■ INSTRUCTIONS TO FOLLOW ■
Copy out all lines in the data below containing the string "TypeScript".

++++++++

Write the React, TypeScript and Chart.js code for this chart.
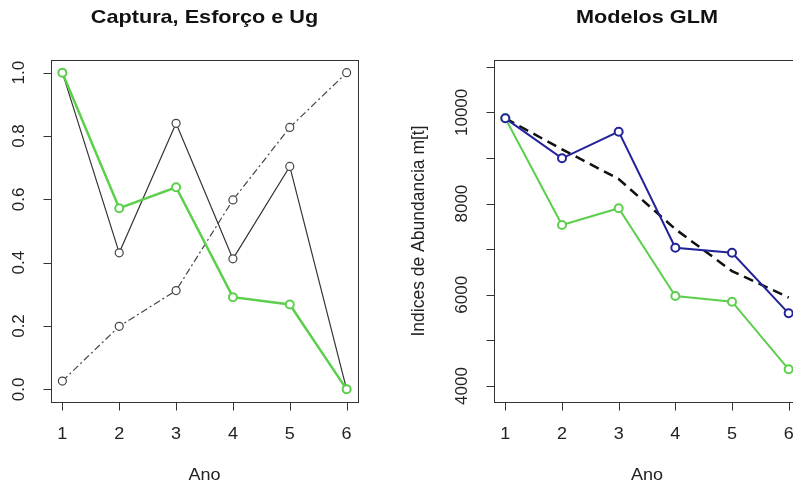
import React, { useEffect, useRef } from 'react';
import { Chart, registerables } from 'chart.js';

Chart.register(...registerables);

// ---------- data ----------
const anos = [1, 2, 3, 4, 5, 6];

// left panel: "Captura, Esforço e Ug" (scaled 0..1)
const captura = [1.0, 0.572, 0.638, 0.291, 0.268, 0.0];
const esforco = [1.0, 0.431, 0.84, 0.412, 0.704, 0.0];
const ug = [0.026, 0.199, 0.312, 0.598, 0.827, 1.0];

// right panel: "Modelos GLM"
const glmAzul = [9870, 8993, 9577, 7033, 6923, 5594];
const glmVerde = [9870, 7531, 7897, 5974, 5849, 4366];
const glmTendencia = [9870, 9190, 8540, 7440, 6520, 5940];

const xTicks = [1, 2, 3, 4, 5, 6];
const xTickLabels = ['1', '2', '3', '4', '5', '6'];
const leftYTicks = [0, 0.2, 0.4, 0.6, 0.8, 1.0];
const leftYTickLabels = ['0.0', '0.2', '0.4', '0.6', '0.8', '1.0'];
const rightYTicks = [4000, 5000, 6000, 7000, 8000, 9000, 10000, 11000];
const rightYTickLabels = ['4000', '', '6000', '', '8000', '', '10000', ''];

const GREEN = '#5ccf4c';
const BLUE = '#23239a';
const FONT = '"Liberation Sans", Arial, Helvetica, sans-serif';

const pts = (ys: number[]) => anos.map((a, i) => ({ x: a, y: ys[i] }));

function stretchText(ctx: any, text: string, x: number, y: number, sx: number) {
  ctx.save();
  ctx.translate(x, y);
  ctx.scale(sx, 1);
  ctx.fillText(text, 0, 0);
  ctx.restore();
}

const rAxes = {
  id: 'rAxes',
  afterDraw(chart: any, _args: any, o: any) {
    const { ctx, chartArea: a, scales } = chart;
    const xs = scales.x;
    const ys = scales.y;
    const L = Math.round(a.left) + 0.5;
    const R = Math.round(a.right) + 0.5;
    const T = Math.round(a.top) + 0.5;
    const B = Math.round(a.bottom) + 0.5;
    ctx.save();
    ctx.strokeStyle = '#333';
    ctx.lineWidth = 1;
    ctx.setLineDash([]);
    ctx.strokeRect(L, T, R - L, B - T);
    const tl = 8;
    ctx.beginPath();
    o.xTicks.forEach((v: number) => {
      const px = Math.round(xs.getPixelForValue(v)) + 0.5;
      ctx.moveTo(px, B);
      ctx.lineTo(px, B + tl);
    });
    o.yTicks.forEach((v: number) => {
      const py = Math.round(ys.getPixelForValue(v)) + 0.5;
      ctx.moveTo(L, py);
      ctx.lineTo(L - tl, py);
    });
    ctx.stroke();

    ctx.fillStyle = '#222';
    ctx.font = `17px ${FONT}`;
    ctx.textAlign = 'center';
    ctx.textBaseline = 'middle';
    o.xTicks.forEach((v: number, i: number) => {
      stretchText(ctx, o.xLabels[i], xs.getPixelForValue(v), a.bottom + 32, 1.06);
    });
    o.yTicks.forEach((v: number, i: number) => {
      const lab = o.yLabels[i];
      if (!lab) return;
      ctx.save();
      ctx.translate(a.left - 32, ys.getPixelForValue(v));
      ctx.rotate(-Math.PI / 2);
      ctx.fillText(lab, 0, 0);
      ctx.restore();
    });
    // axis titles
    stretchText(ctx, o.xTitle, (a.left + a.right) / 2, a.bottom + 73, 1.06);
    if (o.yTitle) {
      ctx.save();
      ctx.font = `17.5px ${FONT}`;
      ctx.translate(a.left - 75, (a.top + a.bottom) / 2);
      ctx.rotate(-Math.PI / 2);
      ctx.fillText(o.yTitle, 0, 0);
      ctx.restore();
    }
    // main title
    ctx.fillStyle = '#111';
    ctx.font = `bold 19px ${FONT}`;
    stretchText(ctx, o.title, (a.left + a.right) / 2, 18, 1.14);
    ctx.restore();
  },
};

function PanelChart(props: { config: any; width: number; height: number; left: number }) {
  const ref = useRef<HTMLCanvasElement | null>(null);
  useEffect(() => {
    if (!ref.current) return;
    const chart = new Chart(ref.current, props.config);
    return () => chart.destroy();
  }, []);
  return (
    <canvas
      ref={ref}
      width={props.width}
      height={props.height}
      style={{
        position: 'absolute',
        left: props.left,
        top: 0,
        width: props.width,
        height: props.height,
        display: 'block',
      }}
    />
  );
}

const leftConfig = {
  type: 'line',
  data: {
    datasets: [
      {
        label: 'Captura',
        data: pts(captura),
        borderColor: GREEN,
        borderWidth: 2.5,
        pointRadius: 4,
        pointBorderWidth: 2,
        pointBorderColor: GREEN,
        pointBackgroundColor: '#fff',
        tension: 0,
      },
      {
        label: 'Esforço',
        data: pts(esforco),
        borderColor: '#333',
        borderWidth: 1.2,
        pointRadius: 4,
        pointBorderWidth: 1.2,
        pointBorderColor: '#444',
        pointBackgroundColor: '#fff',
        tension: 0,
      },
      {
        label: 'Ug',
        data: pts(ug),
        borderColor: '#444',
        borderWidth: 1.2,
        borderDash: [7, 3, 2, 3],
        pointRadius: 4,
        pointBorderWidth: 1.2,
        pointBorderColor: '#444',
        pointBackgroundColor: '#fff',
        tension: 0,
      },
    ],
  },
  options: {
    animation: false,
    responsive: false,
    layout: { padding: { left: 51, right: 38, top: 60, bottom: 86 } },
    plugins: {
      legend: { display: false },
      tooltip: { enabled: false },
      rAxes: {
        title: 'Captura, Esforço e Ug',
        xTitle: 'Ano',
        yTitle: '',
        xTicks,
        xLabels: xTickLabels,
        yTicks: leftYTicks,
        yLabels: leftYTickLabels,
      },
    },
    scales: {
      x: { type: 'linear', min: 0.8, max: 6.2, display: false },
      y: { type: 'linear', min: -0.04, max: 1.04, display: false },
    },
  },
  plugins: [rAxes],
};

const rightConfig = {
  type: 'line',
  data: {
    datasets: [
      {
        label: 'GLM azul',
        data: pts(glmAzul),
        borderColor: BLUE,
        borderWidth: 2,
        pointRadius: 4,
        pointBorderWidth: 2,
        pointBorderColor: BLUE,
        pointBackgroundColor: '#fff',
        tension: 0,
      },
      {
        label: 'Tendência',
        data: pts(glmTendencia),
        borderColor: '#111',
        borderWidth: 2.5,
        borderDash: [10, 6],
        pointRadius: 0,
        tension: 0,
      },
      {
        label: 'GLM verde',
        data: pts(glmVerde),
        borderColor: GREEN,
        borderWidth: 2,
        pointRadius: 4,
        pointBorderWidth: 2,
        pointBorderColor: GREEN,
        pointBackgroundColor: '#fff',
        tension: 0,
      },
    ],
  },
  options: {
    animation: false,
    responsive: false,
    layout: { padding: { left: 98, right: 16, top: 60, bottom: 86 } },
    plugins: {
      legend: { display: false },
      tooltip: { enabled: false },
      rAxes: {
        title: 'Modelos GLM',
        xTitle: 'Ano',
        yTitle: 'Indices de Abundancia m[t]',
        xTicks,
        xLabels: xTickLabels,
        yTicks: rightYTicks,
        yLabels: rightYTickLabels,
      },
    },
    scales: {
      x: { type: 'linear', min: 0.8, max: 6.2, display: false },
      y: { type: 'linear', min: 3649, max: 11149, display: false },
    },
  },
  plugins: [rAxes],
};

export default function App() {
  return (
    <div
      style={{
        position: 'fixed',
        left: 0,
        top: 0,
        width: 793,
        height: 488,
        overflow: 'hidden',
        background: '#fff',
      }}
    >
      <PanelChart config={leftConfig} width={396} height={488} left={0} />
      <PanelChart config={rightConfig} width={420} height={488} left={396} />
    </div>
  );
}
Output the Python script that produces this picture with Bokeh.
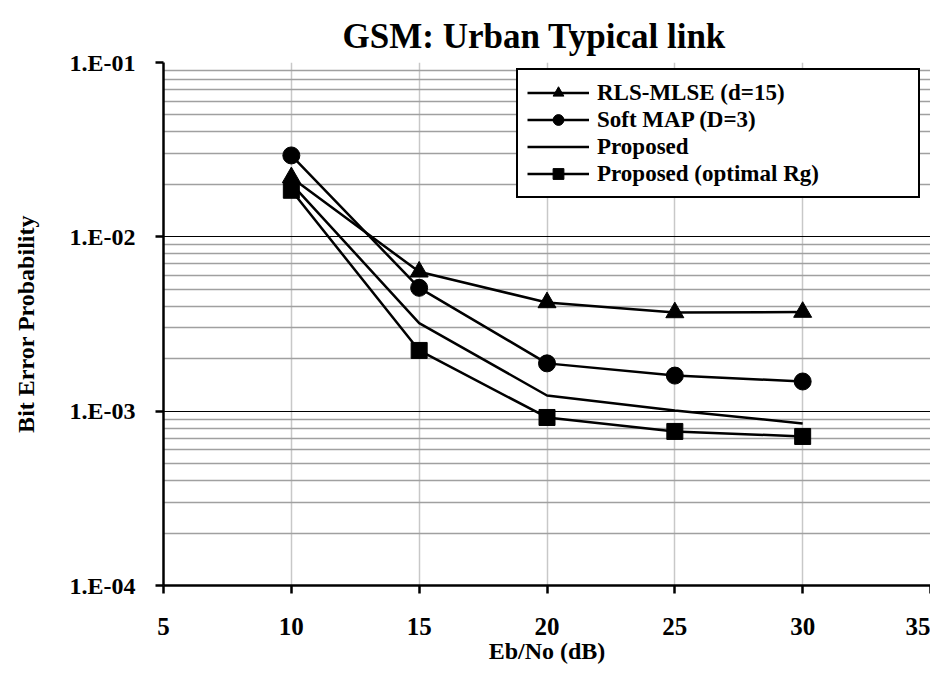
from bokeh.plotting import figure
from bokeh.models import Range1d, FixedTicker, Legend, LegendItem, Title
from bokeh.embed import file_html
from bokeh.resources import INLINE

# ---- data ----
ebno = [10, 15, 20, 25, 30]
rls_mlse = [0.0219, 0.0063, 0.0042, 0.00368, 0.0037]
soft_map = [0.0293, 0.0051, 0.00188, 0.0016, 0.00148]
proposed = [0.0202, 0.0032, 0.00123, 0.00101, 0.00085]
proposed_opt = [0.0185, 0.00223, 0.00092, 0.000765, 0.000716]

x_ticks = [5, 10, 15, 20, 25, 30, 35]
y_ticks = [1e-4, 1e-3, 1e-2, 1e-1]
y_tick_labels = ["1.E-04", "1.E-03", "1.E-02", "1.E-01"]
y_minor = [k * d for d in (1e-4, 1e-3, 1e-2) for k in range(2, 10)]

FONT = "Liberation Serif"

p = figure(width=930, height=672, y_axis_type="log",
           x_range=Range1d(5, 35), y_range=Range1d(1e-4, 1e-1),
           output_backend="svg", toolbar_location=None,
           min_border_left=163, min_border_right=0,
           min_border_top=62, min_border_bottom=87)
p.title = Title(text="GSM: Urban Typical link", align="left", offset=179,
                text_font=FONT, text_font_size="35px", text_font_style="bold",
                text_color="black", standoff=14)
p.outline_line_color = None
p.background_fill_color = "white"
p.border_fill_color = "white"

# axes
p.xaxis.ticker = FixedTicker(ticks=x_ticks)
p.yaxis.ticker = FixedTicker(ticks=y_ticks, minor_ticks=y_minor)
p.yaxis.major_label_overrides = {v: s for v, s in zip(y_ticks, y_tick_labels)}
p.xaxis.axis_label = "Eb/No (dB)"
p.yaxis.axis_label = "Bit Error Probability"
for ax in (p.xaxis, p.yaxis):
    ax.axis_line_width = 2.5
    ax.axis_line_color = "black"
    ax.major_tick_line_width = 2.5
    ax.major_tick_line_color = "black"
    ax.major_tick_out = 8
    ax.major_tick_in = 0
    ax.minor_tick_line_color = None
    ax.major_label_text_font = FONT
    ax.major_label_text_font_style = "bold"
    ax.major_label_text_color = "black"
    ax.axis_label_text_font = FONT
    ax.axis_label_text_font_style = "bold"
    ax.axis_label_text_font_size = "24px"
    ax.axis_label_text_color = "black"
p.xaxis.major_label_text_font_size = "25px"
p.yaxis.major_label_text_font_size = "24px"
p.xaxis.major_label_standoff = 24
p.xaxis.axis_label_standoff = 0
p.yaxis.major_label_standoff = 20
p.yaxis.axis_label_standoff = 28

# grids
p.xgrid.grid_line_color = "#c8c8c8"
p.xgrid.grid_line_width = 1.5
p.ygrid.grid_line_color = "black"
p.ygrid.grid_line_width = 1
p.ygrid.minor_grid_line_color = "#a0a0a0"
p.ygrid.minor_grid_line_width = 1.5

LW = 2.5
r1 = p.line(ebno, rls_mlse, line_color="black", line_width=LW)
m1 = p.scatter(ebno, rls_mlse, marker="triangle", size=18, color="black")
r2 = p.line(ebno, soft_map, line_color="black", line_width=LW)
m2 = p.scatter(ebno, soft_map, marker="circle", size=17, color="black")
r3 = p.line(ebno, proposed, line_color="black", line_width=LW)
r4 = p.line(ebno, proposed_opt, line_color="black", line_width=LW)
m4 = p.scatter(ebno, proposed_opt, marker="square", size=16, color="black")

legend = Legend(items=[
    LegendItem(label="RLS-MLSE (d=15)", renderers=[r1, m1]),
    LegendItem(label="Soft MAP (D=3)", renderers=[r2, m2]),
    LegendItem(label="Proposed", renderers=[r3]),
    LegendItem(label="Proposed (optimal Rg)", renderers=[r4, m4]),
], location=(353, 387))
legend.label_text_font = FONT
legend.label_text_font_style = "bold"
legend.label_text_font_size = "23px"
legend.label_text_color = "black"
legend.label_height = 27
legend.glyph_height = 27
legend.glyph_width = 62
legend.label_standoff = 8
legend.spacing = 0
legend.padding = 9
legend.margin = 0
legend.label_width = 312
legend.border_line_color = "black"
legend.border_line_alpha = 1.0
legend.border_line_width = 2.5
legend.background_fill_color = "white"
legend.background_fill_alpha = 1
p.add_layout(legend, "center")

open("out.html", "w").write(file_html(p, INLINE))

++++++++

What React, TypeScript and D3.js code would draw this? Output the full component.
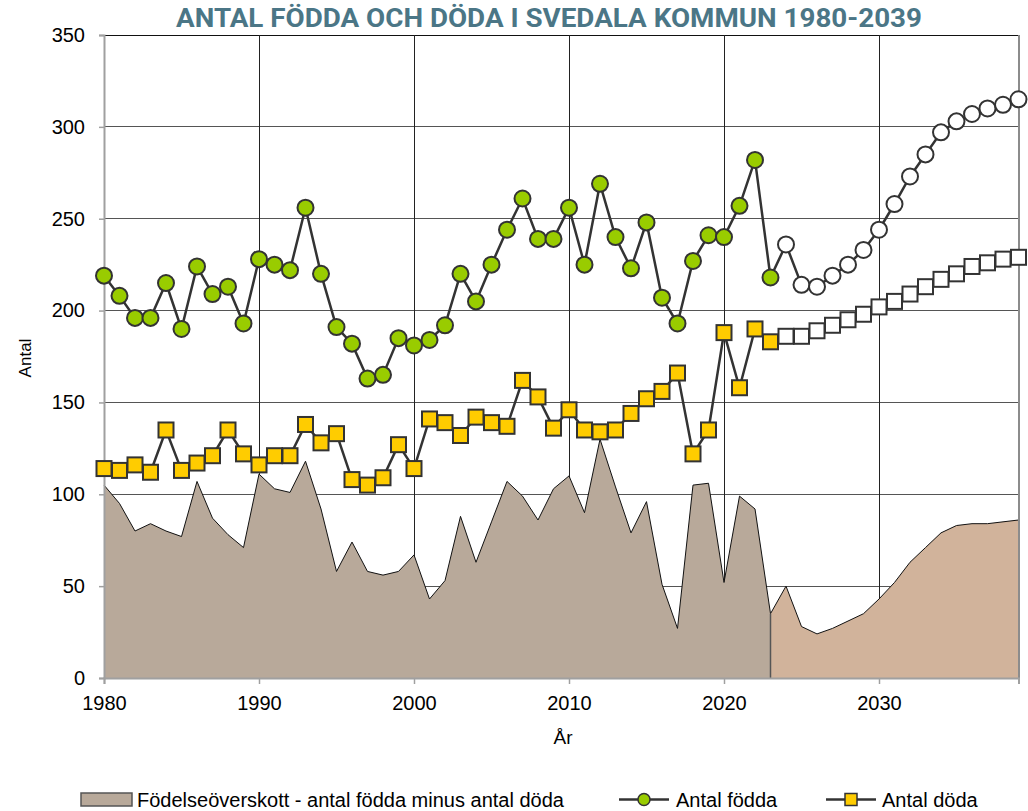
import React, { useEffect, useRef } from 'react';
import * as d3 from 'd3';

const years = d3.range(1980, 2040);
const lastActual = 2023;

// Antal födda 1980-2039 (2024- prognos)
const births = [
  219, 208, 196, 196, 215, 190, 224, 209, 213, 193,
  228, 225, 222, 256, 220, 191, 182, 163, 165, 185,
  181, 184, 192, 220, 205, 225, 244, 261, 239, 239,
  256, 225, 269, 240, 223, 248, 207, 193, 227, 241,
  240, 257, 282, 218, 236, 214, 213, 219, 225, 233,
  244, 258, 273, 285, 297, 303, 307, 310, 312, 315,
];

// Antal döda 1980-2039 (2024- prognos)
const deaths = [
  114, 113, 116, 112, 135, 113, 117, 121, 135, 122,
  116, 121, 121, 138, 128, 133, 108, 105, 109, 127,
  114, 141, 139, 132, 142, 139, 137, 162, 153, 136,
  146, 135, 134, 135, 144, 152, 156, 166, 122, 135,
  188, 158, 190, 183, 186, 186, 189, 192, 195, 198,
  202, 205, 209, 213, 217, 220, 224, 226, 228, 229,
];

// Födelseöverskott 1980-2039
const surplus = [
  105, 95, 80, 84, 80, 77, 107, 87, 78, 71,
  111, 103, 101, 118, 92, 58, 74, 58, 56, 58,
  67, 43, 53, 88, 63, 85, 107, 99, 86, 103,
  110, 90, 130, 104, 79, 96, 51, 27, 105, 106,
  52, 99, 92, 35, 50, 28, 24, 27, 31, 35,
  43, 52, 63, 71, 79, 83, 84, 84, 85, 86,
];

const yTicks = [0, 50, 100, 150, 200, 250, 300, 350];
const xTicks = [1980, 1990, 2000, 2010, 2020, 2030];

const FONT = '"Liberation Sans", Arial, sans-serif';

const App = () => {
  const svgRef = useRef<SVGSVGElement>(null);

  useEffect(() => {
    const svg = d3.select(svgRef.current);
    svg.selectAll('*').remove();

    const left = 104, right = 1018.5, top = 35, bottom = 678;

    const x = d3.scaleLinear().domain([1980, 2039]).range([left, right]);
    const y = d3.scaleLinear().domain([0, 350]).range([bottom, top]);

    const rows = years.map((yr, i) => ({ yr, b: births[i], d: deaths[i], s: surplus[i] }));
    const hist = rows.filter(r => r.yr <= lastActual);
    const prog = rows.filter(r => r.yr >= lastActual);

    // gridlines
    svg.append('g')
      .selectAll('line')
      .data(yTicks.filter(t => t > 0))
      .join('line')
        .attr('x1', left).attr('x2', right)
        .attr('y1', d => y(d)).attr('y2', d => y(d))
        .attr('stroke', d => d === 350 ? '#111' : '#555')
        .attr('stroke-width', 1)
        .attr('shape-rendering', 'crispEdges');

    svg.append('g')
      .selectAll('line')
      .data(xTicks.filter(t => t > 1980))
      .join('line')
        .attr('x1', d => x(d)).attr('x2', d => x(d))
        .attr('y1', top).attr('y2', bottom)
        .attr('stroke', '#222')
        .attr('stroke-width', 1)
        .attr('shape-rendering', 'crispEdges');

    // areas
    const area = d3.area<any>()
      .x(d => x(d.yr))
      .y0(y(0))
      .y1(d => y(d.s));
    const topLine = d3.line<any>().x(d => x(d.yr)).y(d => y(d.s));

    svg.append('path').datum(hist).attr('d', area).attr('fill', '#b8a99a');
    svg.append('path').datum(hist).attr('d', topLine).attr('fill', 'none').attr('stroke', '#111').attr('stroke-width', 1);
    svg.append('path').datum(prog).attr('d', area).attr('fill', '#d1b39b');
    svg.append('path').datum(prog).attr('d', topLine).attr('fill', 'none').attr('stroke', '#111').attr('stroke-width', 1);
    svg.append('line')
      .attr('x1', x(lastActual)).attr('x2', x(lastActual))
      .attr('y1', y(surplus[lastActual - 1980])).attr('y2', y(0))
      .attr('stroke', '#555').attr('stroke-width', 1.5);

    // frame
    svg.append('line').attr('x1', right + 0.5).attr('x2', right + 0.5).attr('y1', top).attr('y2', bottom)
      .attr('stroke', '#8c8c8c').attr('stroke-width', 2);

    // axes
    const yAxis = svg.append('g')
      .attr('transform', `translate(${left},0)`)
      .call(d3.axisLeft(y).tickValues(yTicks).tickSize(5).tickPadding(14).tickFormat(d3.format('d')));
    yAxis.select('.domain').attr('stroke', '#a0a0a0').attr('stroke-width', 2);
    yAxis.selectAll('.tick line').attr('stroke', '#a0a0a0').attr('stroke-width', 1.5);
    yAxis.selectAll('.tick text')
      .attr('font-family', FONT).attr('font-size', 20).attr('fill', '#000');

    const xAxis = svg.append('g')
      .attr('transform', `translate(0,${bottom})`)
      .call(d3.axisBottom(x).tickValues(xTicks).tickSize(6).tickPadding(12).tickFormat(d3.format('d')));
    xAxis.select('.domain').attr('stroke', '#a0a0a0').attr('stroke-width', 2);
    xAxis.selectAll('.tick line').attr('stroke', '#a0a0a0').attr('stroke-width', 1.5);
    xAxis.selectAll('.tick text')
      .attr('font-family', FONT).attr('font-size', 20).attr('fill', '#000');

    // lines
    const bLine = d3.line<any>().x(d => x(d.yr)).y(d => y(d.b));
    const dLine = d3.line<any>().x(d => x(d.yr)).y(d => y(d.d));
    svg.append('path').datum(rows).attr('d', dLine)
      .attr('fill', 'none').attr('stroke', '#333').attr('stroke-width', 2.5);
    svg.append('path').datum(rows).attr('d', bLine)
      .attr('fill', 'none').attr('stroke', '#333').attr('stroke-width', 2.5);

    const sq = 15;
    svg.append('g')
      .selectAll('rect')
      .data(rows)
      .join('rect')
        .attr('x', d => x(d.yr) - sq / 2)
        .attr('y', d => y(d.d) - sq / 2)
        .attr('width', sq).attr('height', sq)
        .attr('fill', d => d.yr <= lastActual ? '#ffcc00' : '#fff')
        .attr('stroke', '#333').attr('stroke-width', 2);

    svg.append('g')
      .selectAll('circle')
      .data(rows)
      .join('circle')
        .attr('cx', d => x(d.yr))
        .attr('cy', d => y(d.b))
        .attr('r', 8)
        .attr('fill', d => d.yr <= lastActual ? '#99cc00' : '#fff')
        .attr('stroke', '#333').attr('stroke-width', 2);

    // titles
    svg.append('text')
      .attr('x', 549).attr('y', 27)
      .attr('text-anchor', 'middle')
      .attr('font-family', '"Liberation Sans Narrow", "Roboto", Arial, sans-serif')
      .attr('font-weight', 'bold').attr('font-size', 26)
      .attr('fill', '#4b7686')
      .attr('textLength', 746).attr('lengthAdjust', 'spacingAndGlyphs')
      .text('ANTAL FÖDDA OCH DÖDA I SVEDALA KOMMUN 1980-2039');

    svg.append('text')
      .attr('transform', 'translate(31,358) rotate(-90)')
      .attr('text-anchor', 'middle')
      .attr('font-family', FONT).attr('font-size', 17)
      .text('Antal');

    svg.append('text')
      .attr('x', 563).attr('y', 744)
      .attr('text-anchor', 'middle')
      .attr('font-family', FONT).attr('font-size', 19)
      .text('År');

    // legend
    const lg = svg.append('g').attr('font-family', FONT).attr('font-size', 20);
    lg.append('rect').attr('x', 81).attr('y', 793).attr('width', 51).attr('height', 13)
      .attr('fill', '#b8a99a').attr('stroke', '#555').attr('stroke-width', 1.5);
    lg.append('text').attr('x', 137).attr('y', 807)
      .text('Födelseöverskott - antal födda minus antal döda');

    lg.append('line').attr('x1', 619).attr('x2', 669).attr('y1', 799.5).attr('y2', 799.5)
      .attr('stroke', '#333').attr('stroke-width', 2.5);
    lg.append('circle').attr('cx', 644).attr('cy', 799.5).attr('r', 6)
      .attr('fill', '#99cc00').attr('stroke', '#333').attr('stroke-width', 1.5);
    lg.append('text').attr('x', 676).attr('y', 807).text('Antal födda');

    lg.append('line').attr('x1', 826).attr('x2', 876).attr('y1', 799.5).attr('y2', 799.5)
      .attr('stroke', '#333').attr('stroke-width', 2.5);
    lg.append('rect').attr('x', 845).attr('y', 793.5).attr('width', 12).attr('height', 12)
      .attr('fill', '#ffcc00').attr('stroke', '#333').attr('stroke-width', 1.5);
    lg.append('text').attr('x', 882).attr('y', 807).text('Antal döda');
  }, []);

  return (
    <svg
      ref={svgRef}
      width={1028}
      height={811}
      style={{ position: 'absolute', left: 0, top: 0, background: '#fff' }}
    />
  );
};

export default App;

++++++++

■ COMPLETED TASK ■
Write the React, TypeScript and Chart.js code for this chart.
What React, TypeScript and D3.js code would draw this? Output the full component.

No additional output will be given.